** Begin **
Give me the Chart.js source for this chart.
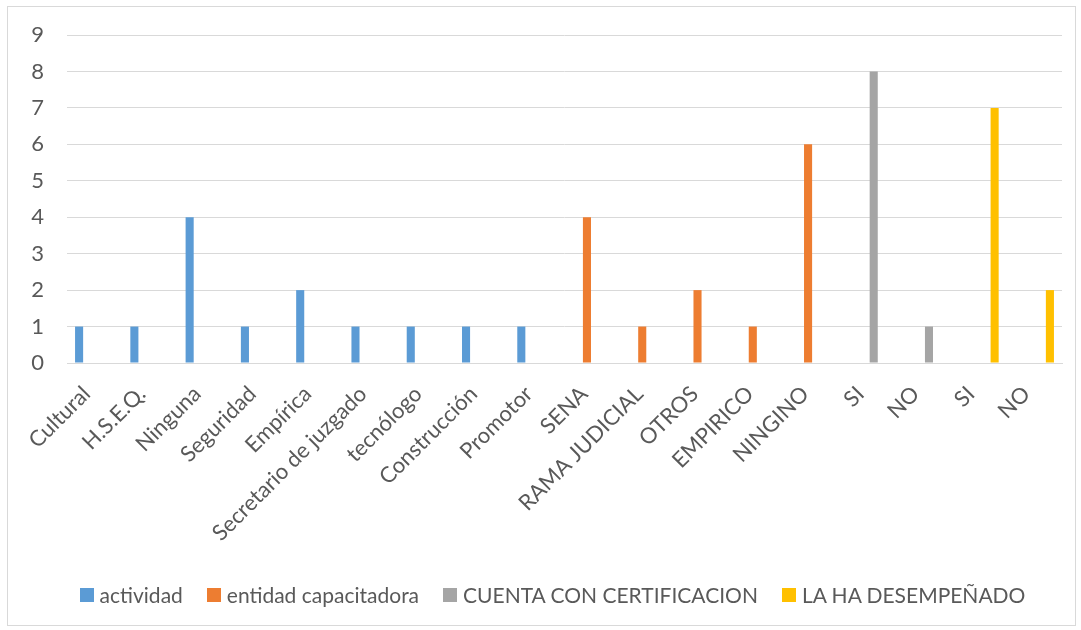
<!DOCTYPE html>
<html>
<head>
<meta charset="utf-8">
<script src="https://cdn.jsdelivr.net/npm/chart.js@4/dist/chart.umd.min.js"></script>
<style>
    html, body { margin: 0; padding: 0; background: #ffffff; }
    #frame {
        position: absolute;
        left: 7px; top: 6px;
        width: 1067px; height: 618px;
        border: 1px solid #d9d9d9;
        background: #ffffff;
        font-family: Lato, "Open Sans", sans-serif;
        color: #595959;
    }
    canvas { display: block; }
    #legend {
        position: absolute;
        left: 22px; right: 0; top: 574px;
        display: flex;
        justify-content: center;
        align-items: center;
        font-size: 21px;
        line-height: 28px;
    }
    .item { display: flex; align-items: center; margin: 0 12px; }
    .swatch { width: 14px; height: 14px; margin-right: 6px; }
</style>
</head>
<body>
<div id="frame">
    <canvas id="chart" width="1067" height="618"></canvas>
    <div id="legend"></div>
</div>
<script>
// categories along the x axis
const categories = [
    'Cultural', 'H.S.E.Q.', 'Ninguna', 'Seguridad', 'Empírica',
    'Secretario de juzgado', 'tecnólogo', 'Construcción', 'Promotor',
    'SENA', 'RAMA JUDICIAL', 'OTROS', 'EMPIRICO', 'NINGINO',
    'SI', 'NO', 'SI', 'NO'
];

// one value list per series (null = no bar in that category)
const actividad = [1, 1, 4, 1, 2, 1, 1, 1, 1, null, null, null, null, null, null, null, null, null];
const entidadCapacitadora = [null, null, null, null, null, null, null, null, null, 4, 1, 2, 1, 6, null, null, null, null];
const cuentaConCertificacion = [null, null, null, null, null, null, null, null, null, null, null, null, null, null, 8, 1, null, null];
const laHaDesempenado = [null, null, null, null, null, null, null, null, null, null, null, null, null, null, null, null, 7, 2];

const yTicks = [0, 1, 2, 3, 4, 5, 6, 7, 8, 9];

const textColor = '#595959';
const gridColor = '#d9d9d9';
const fontFamily = 'Lato, "Open Sans", sans-serif';

function series(label, data, color) {
    return {
        label: label,
        data: data,
        backgroundColor: color,
        borderWidth: 0,
        barPercentage: 0.78,
        categoryPercentage: 0.75
    };
}

const ctx = document.getElementById('chart').getContext('2d');
const chart = new Chart(ctx, {
    type: 'bar',
    data: {
        labels: categories,
        datasets: [
            series('actividad', actividad, '#5b9bd5'),
            series('entidad capacitadora', entidadCapacitadora, '#ed7d31'),
            series('CUENTA CON CERTIFICACION', cuentaConCertificacion, '#a5a5a5'),
            series('LA HA DESEMPEÑADO', laHaDesempenado, '#ffc000')
        ]
    },
    options: {
        responsive: false,
        animation: false,
        layout: {
            padding: { left: 0, right: 13, top: 28, bottom: 62 }
        },
        plugins: {
            tooltip: { enabled: false },
            legend: { display: false }
        },
        scales: {
            x: {
                grid: { display: false },
                border: { display: true, color: gridColor, width: 1 },
                ticks: {
                    color: textColor,
                    font: { family: fontFamily, size: 22 },
                    maxRotation: 45,
                    minRotation: 45,
                    autoSkip: false,
                    padding: 10,
                    labelOffset: -8
                },
                afterFit: (axis) => { axis.height = 200; }
            },
            y: {
                min: 0,
                max: 9,
                afterBuildTicks: (axis) => {
                    axis.ticks = yTicks.map(v => ({ value: v }));
                },
                grid: { color: gridColor, lineWidth: 1, drawTicks: false },
                border: { display: false },
                ticks: {
                    color: textColor,
                    font: { family: fontFamily, size: 22 },
                    padding: 23
                },
                afterFit: (axis) => {
                    axis.width = 59;
                    axis.paddingTop = 0;
                    axis.paddingBottom = 0;
                }
            }
        }
    }
});

// legend built from the chart's own datasets
const legend = document.getElementById('legend');
chart.data.datasets.forEach(ds => {
    const item = document.createElement('span');
    item.className = 'item';
    const swatch = document.createElement('span');
    swatch.className = 'swatch';
    swatch.style.background = ds.backgroundColor;
    const text = document.createElement('span');
    text.textContent = ds.label;
    item.appendChild(swatch);
    item.appendChild(text);
    legend.appendChild(item);
});
</script>
</body>
</html>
** End **
Quote every line word for word and keep the images out of the copy.

● Answer below:
Give me the Chart.js source for this chart.
<!DOCTYPE html>
<html>
<head>
<meta charset="utf-8">
<script src="https://cdn.jsdelivr.net/npm/chart.js@4/dist/chart.umd.min.js"></script>
<style>
    html, body { margin: 0; padding: 0; background: #ffffff; }
    #frame {
        position: absolute;
        left: 7px; top: 6px;
        width: 1067px; height: 618px;
        border: 1px solid #d9d9d9;
        background: #ffffff;
        font-family: Lato, "Open Sans", sans-serif;
        color: #595959;
    }
    canvas { display: block; }
    #legend {
        position: absolute;
        left: 22px; right: 0; top: 574px;
        display: flex;
        justify-content: center;
        align-items: center;
        font-size: 21px;
        line-height: 28px;
    }
    .item { display: flex; align-items: center; margin: 0 12px; }
    .swatch { width: 14px; height: 14px; margin-right: 6px; }
</style>
</head>
<body>
<div id="frame">
    <canvas id="chart" width="1067" height="618"></canvas>
    <div id="legend"></div>
</div>
<script>
// categories along the x axis
const categories = [
    'Cultural', 'H.S.E.Q.', 'Ninguna', 'Seguridad', 'Empírica',
    'Secretario de juzgado', 'tecnólogo', 'Construcción', 'Promotor',
    'SENA', 'RAMA JUDICIAL', 'OTROS', 'EMPIRICO', 'NINGINO',
    'SI', 'NO', 'SI', 'NO'
];

// one value list per series (null = no bar in that category)
const actividad = [1, 1, 4, 1, 2, 1, 1, 1, 1, null, null, null, null, null, null, null, null, null];
const entidadCapacitadora = [null, null, null, null, null, null, null, null, null, 4, 1, 2, 1, 6, null, null, null, null];
const cuentaConCertificacion = [null, null, null, null, null, null, null, null, null, null, null, null, null, null, 8, 1, null, null];
const laHaDesempenado = [null, null, null, null, null, null, null, null, null, null, null, null, null, null, null, null, 7, 2];

const yTicks = [0, 1, 2, 3, 4, 5, 6, 7, 8, 9];

const textColor = '#595959';
const gridColor = '#d9d9d9';
const fontFamily = 'Lato, "Open Sans", sans-serif';

function series(label, data, color) {
    return {
        label: label,
        data: data,
        backgroundColor: color,
        borderWidth: 0,
        barPercentage: 0.78,
        categoryPercentage: 0.75
    };
}

const ctx = document.getElementById('chart').getContext('2d');
const chart = new Chart(ctx, {
    type: 'bar',
    data: {
        labels: categories,
        datasets: [
            series('actividad', actividad, '#5b9bd5'),
            series('entidad capacitadora', entidadCapacitadora, '#ed7d31'),
            series('CUENTA CON CERTIFICACION', cuentaConCertificacion, '#a5a5a5'),
            series('LA HA DESEMPEÑADO', laHaDesempenado, '#ffc000')
        ]
    },
    options: {
        responsive: false,
        animation: false,
        layout: {
            padding: { left: 0, right: 13, top: 28, bottom: 62 }
        },
        plugins: {
            tooltip: { enabled: false },
            legend: { display: false }
        },
        scales: {
            x: {
                grid: { display: false },
                border: { display: true, color: gridColor, width: 1 },
                ticks: {
                    color: textColor,
                    font: { family: fontFamily, size: 22 },
                    maxRotation: 45,
                    minRotation: 45,
                    autoSkip: false,
                    padding: 10,
                    labelOffset: -8
                },
                afterFit: (axis) => { axis.height = 200; }
            },
            y: {
                min: 0,
                max: 9,
                afterBuildTicks: (axis) => {
                    axis.ticks = yTicks.map(v => ({ value: v }));
                },
                grid: { color: gridColor, lineWidth: 1, drawTicks: false },
                border: { display: false },
                ticks: {
                    color: textColor,
                    font: { family: fontFamily, size: 22 },
                    padding: 23
                },
                afterFit: (axis) => {
                    axis.width = 59;
                    axis.paddingTop = 0;
                    axis.paddingBottom = 0;
                }
            }
        }
    }
});

// legend built from the chart's own datasets
const legend = document.getElementById('legend');
chart.data.datasets.forEach(ds => {
    const item = document.createElement('span');
    item.className = 'item';
    const swatch = document.createElement('span');
    swatch.className = 'swatch';
    swatch.style.background = ds.backgroundColor;
    const text = document.createElement('span');
    text.textContent = ds.label;
    item.appendChild(swatch);
    item.appendChild(text);
    legend.appendChild(item);
});
</script>
</body>
</html>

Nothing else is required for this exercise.